Metabolic dysfunction-associated steatotic liver disease (MASLD), has been associated with dysregulation of CYP450 enzymes, resulting in an altered drug-metabolizing profile. It has been suggested that lipid droplets (LDs) might influence CYP450 expression and function. Diclofenac (DF) and acetaminophen (APAP) are common analgesics that can cause drug-induced liver injury (DILI), due to their toxic metabolites produced by CYP450 dependent reactions. The aim of this study was to characterize the effect of lipid droplets present in hepatocytes on drug-induced toxicity.

Steatotic Zucker rat hepatocytes (Fa/Fa) (chronic lipid accumulation) or free fatty acid (FFA)-treated Wistar rat hepatocytes (acute lipid accumulation) were treated with DF (400 µmol/L) or APAP (20 mmol/L). Caspase-3 activity, necrotic cell death and mitochondrial ROS production were determined. mRNA levels of different CYP450 related with diclofenac and APAP metabolism, were quantified by RT-qPCR. Lipid droplets quantity and distribution were assessed by BODIPY staining. To compare our results with the human data available we performed in silico analysis using tanscriptomic databases from patients with hepatic steatosis.
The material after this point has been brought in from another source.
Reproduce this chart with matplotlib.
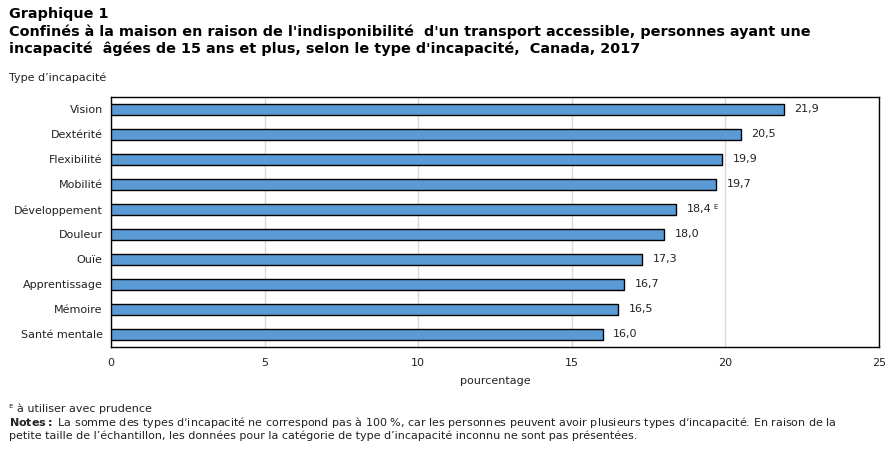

Decreased expression of CYP2E1 and CYP3A11(CYP3A4 human homologue) was observed in steatotic Zucker rat hepatocytes. No regulation of CYP450 expression was observed in FFA-treated Wistar hepatocytes (acute lipid accumulation). Lipid droplets reduced mitochondrial ROS production and prevented apoptotic and necrotic cell death induced by DF and APAP, respectively. Changes in lipid droplet distribution were also observed in DF and APAP treated hepatocytes. In Silico analysis using transcriptomic human data available are now in progress to compare these findings and their relevance in the context of MASLD.

Lipid droplets are associated with protective mechanisms during drug-induced toxicity due to the downregulation of CYP450 gene expression and prevention of ROS production. Further studies are needed to understand the exact mechanisms and molecular targets regulated by LDs that influence drug-induced toxicity.